Molecular switch for the gradual reprogramming of immune cells decoded

19-Jun-2024
Dr. Volker Brinkmann, MPIIB

T cells that protect us from diseases

The immune system activates certain white blood cells, the T helper cells (Th cells), to defend against pathogens and cancer. These cells are imprinted differently depending on the target (viruses, bacteria, parasites, tumor cells) and can promote or attenuate inflammatory reactions. A research team of Max Löhning and Ahmed Hegazy from Charité –Universitätsmedizin Berlin and the German Rheumatology Research Center Berlin (DRFZ), a Leibniz Institute, has now discovered that Th cells differ in the strength of their imprinting and can be reprogrammed to varying degrees. This discovery opens up new therapeutic options for inflammatory and autoimmune diseases as well as immune cell therapies. The data has now been published in the scientific journal Science Advances.

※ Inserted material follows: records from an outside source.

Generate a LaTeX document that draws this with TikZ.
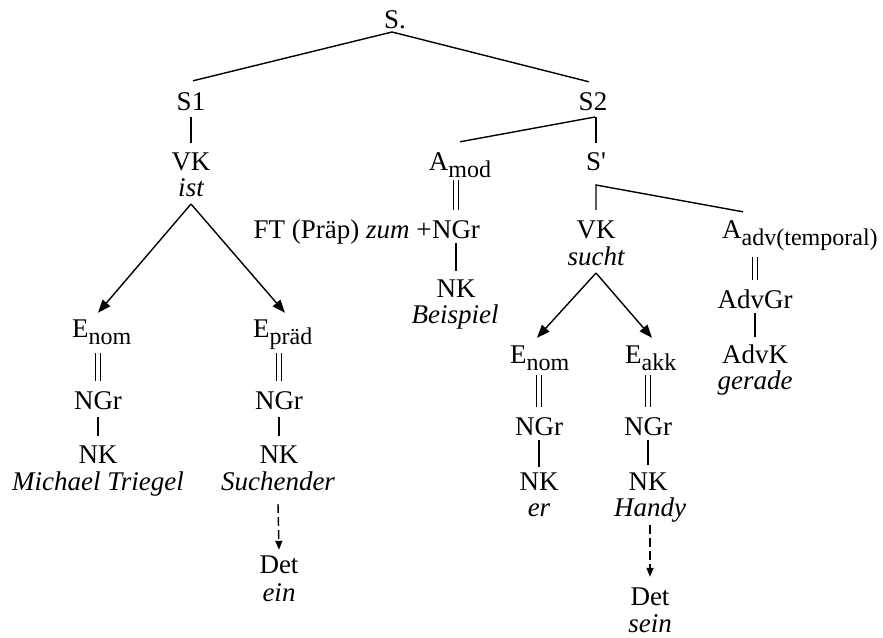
\documentclass[tikz,border=0pt]{standalone}
\usepackage{fontspec}
\setmainfont{Liberation Serif}
\usetikzlibrary{arrows.meta}
% lowered, slightly smaller index text (E_nom, A_mod, ...)
\newcommand\idx[1]{\raisebox{-7pt}{\fontsize{24}{24}\selectfont #1}}

\begin{document}
\begin{tikzpicture}[x=1pt,y=-1pt,
  lbl/.style={inner sep=0pt, text height=18pt, text depth=0pt, anchor=base,
              font=\fontsize{27}{27}\selectfont},
  word/.style={lbl, font=\fontsize{27}{27}\selectfont\itshape},
  edge/.style={line width=1.4pt},
  same/.style={line width=1.3pt, double, double distance=4.2pt},
  dep/.style={edge, -{Triangle[length=13pt,width=10pt]}},
  opt/.style={edge, dash pattern=on 9pt off 4pt, -{Triangle[length=9pt,width=7pt]}}
]
\fill[white] (0,0) rectangle (883,637);
\useasboundingbox (0,0) rectangle (883,637);

% ---- labels ----
\node[lbl] (root) at (395,28) {S.};
\node[lbl] (s1) at (191,110) {S1};
\node[lbl] (s2) at (593,110) {S2};
\node[lbl] (vk1) at (191,170) {VK};
\node[word] (ist) at (191,196) {ist};
\node[lbl] (amod) at (460,170) {A\idx{mod}};
\node[lbl] (sp) at (596,170) {S\textquotesingle};
\node[lbl] (ngrB) at (456,238) {NGr};
\node[lbl, anchor=base east] (ft) at (ngrB.base west) {FT (Präp) \textit{zum} +};
\node[lbl] (vk2) at (596,238) {VK};
\node[word] (sucht) at (596,265) {sucht};
\node[lbl, anchor=base west] (aadv) at (722,238) {A\idx{adv(temporal)}};
\node[lbl] (nkB) at (456,297) {NK};
\node[word] (beispiel) at (455,323) {Beispiel};
\node[lbl, anchor=base west] (enom1) at (72,337) {E\idx{nom}};
\node[lbl, anchor=base west] (epraed) at (253,337) {E\idx{präd}};
\node[lbl] (advgr) at (755,308) {AdvGr};
\node[lbl] (advk) at (755,363) {AdvK};
\node[word] (gerade) at (755,389) {gerade};
\node[lbl, anchor=base west] (enom2) at (510,363) {E\idx{nom}};
\node[lbl, anchor=base west] (eakk) at (625,363) {E\idx{akk}};
\node[lbl] (ngr1) at (98,409) {NGr};
\node[lbl] (ngr2) at (279,409) {NGr};
\node[lbl] (ngr3) at (539,435) {NGr};
\node[lbl] (ngr4) at (648,435) {NGr};
\node[lbl] (nk1) at (98,463) {NK};
\node[word] (michael) at (98,490) {Michael Triegel};
\node[lbl] (nk2) at (279,463) {NK};
\node[word] (suchender) at (278,490) {Suchender};
\node[lbl] (nk3) at (539,490) {NK};
\node[word] (er) at (539,516) {er};
\node[lbl] (nk4) at (648,490) {NK};
\node[word] (handy) at (650,516) {Handy};
\node[lbl] (det1) at (279,573) {Det};
\node[word] (ein) at (279,601) {ein};
\node[lbl] (det2) at (650,605) {Det};
\node[word] (sein) at (650,632) {sein};

% ---- tree lines ----
\draw[edge] ([shift={(-3pt,-4pt)}]root.base) -- ([shift={(2pt,11pt)}]s1.north);
\draw[edge] ([shift={(-3pt,-4pt)}]root.base) -- ([shift={(-4pt,10pt)}]s2.north);
\draw[edge] ([yshift=-7pt]s1.base) -- ([yshift=9pt]vk1.north);
\draw[edge] ([shift={(2pt,-7pt)}]s2.base) coordinate (s2b) -- ([yshift=10pt]amod.north);
\draw[edge] (sp.north |- s2b) -- ([yshift=9pt]sp.north);
\coordinate (spb) at ([yshift=-15pt]sp.base);
\draw[edge] ([yshift=10pt]vk2.north) -- (spb) -- ([shift={(21pt,8pt)}]aadv.north west);

% modifier branch
\draw[same] ([yshift=-10pt]ngrB.north |- amod.base) -- ([yshift=10pt]ngrB.north);
\draw[edge] ([yshift=-5pt]ngrB.base) -- ([yshift=8pt]nkB.north);

% valency of "ist"
\draw[dep] ([yshift=-8pt]ist.base) -- ([yshift=6pt]ngr1.north |- enom1.north);
\draw[dep] ([yshift=-8pt]ist.base) -- ([shift={(6pt,6pt)}]ngr2.north |- epraed.north);
\draw[same] ([yshift=-16pt]ngr1.north |- enom1.base) -- ([yshift=10pt]ngr1.north);
\draw[same] ([yshift=-16pt]ngr2.north |- epraed.base) -- ([yshift=10pt]ngr2.north);
\draw[edge] ([yshift=-8pt]ngr1.base) -- ([yshift=9pt]nk1.north);
\draw[edge] ([yshift=-8pt]ngr2.base) -- ([yshift=9pt]nk2.north);
\draw[opt] ([yshift=-14pt]suchender.base) -- ([yshift=5pt]det1.north);

% valency of "sucht"
\draw[dep] ([yshift=-8pt]sucht.base) -- ([shift={(-2pt,7pt)}]ngr3.north |- enom2.north);
\draw[dep] ([yshift=-8pt]sucht.base) -- ([shift={(4pt,7pt)}]ngr4.north |- eakk.north);
\draw[same] ([yshift=-12pt]ngr3.north |- enom2.base) -- ([yshift=10pt]ngr3.north);
\draw[same] ([yshift=-12pt]ngr4.north |- eakk.base) -- ([yshift=10pt]ngr4.north);
\draw[edge] ([yshift=-5pt]ngr3.base) -- ([yshift=5pt]nk3.north);
\draw[edge] ([yshift=-5pt]ngr4.base) -- ([yshift=7pt]nk4.north);
\draw[opt] ([yshift=-9pt]handy.base) -- ([yshift=10pt]det2.north);

% adverbial branch
\draw[same] ([yshift=-19pt]advgr.north |- aadv.base) -- ([yshift=10pt]advgr.north);
\draw[edge] ([yshift=-5pt]advgr.base) -- ([yshift=8pt]advk.north);
\end{tikzpicture}
\end{document}
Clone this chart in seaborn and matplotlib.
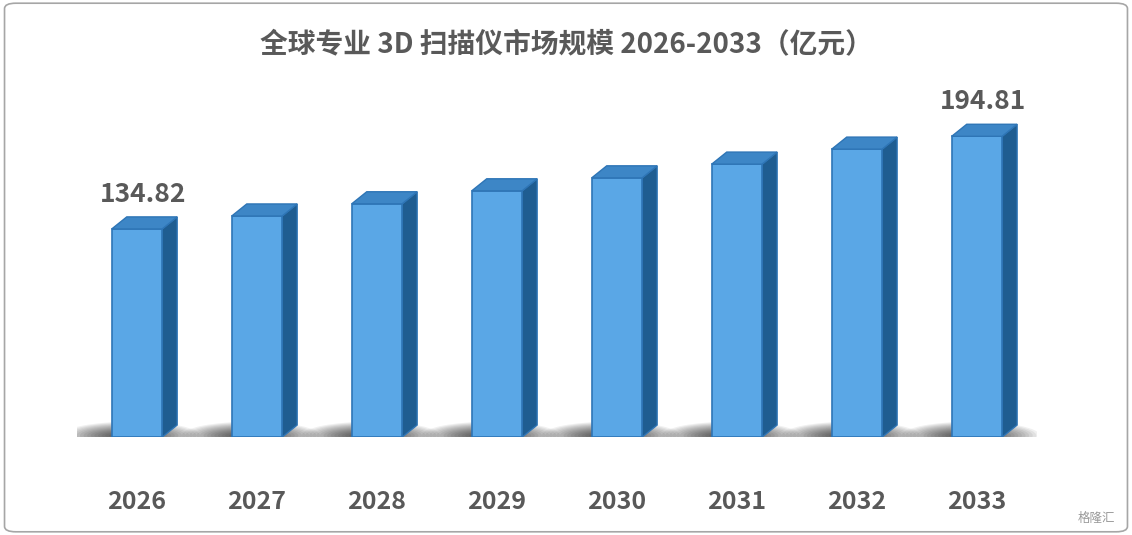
import matplotlib.pyplot as plt
import matplotlib.patches as mpatches
import numpy as np
import pandas as pd
import seaborn as sns

years = ["2026", "2027", "2028", "2029", "2030", "2031", "2032", "2033"]
market = [134.82, 143.2, 151.1, 159.5, 167.9, 176.8, 186.5, 194.81]
labeled = {"2026": "134.82", "2033": "194.81"}

df = pd.DataFrame({"year": years, "value": market})

sns.set_style("white")
plt.rcParams["font.family"] = ["Noto Sans CJK SC", "DejaVu Sans"]

fig = plt.figure(figsize=(11.32, 5.35), dpi=100)
ax = fig.add_axes([0.068, 0.183, 0.848, 0.7215])

sns.barplot(data=df, x="year", y="value", color="#5aa7e6", width=0.42,
            edgecolor="#2e75b6", linewidth=1.2, saturation=1, ax=ax, zorder=3)

dx, dy = 0.125, 7.8
bars = [p for p in ax.patches if isinstance(p, mpatches.Rectangle)][:len(years)]

# floor shadow
for i in range(len(years)):
    for k in range(14):
        ax.add_patch(mpatches.Ellipse((i - 0.05, 1), 1.15 - k * 0.06, 18 - k * 1.1,
                                      color="black", alpha=0.06, lw=0, zorder=1))

for bar in bars:
    x0 = bar.get_x()
    w = bar.get_width()
    h = bar.get_height()
    side = mpatches.Polygon([(x0 + w, 0), (x0 + w + dx, dy), (x0 + w + dx, h + dy), (x0 + w, h)],
                            facecolor="#1f5d91", edgecolor="#2e75b6", lw=1, zorder=2)
    top = mpatches.Polygon([(x0, h), (x0 + dx, h + dy), (x0 + w + dx, h + dy), (x0 + w, h)],
                           facecolor="#3d86c6", edgecolor="#2e75b6", lw=1, zorder=4)
    ax.add_patch(side)
    ax.add_patch(top)

for i, y in enumerate(years):
    if y in labeled:
        ax.text(i + 0.05, market[i] + dy + 6, labeled[y], ha="center", va="bottom",
                fontsize=19, fontweight="bold", color="#595959", zorder=5)

ax.set_xlim(-0.5, 7.5)
ax.set_ylim(0, 250)
ax.set_xlabel("")
ax.set_ylabel("")
ax.set_yticks([])
ax.tick_params(axis="x", length=0, pad=38, labelsize=18, labelcolor="#595959")
for t in ax.get_xticklabels():
    t.set_fontweight("bold")
for s in ax.spines.values():
    s.set_visible(False)
ax.patch.set_alpha(0)

fig.text(0.5, 0.915, "全球专业 3D 扫描仪市场规模 2026-2033（亿元）", ha="center", va="center",
         fontsize=20, fontweight="bold", color="#595959")
fig.text(0.985, 0.03, "格隆汇", ha="right", va="center", fontsize=9, color="#9a9a9a")
fig.patches.append(mpatches.FancyBboxPatch((0.004, 0.006), 0.992, 0.988,
                                           boxstyle="round,pad=0,rounding_size=0.01",
                                           transform=fig.transFigure, fill=False,
                                           edgecolor="#a6a6a6", lw=1.2))

fig.savefig("out.png", dpi=100)
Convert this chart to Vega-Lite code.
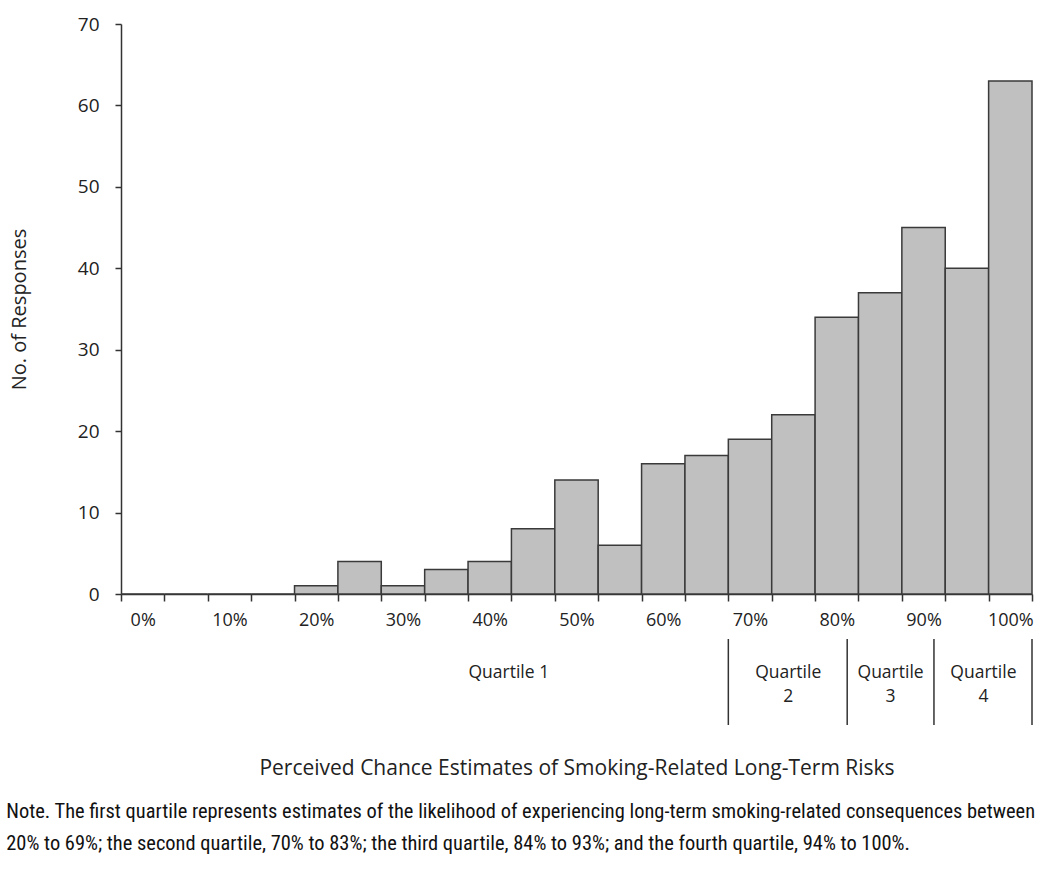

When pathogens invade the body, Th cells are activated and specialize in defending against the different types of ‘attackers’. Various functional subsets of Th cells are generated during this process, including Th1 cells that fight pathogenic bacteria and viruses within the cells of the human body. However, these cells can also be involved in auto-inflammatory reactions. Th2 cells, on the other hand, fight off pathogens and parasites that occur outside the cells, while also being also responsible for the development of asthma and allergies. Each Th cell type is controlled by a specific gene regulator – the so-called key transcription factor. The imprinting of Th cells as part of an infection response was previously considered to be uniform and irreversible.

Max Löhning, Ahmed Hegazy and colleagues from Charité and the DRFZ have now been able to show that Th1 cells generated during a viral infection differ in the strength of their imprinting. Th1 cells generated with large amounts of the Th1 key transcription factor their imprinting is permanently stable. They exclusively fulfill Th1 cell functions for virus defense. At the same time, however, Th1 cells with lower quantities of this key transcription factor are also induced and as a result, their imprinting is less stable and reprogramming with additional Th2 cell function is still possible. However, the initial Th1 specialization in virus defense is not lost with this new Th2 imprinting in parasite defense. Instead, the cells ‘learn’ and an intermediate cell type is created: the so-called ‘Th1+Th2’ cells. These cells combine the defense potential of both subgroups and retain this imprint for months as memory T cells. Molecularly, this is achieved by the newly imprinted ‘Th1+Th2’ cells simultaneously producing the key transcription factors of the Th1 and Th2 cells.

These results show that the immune system within a group of Th cells generates a spectrum of responses from complete stability of imprinting, to far-reaching reprogrammability, enabling it to adapt to changing infection environments. The knowledge obtained not only helps to better understand the ‘learning processes’ in immune cells, but also provides the basis for the novel therapeutic use of these cells. This may also open up new ways of treating chronic inflammation and autoimmune diseases as Th1 cells in particular contribute significantly to the development of these diseases. “The partial reprogramming of Th1 cells could help to weaken the inflammation-enhancing properties of these cells and thus break their disease-promoting activities,” are the hopes of the heads of the study, Professor Ahmed Hegazy and Professor Max Löhning.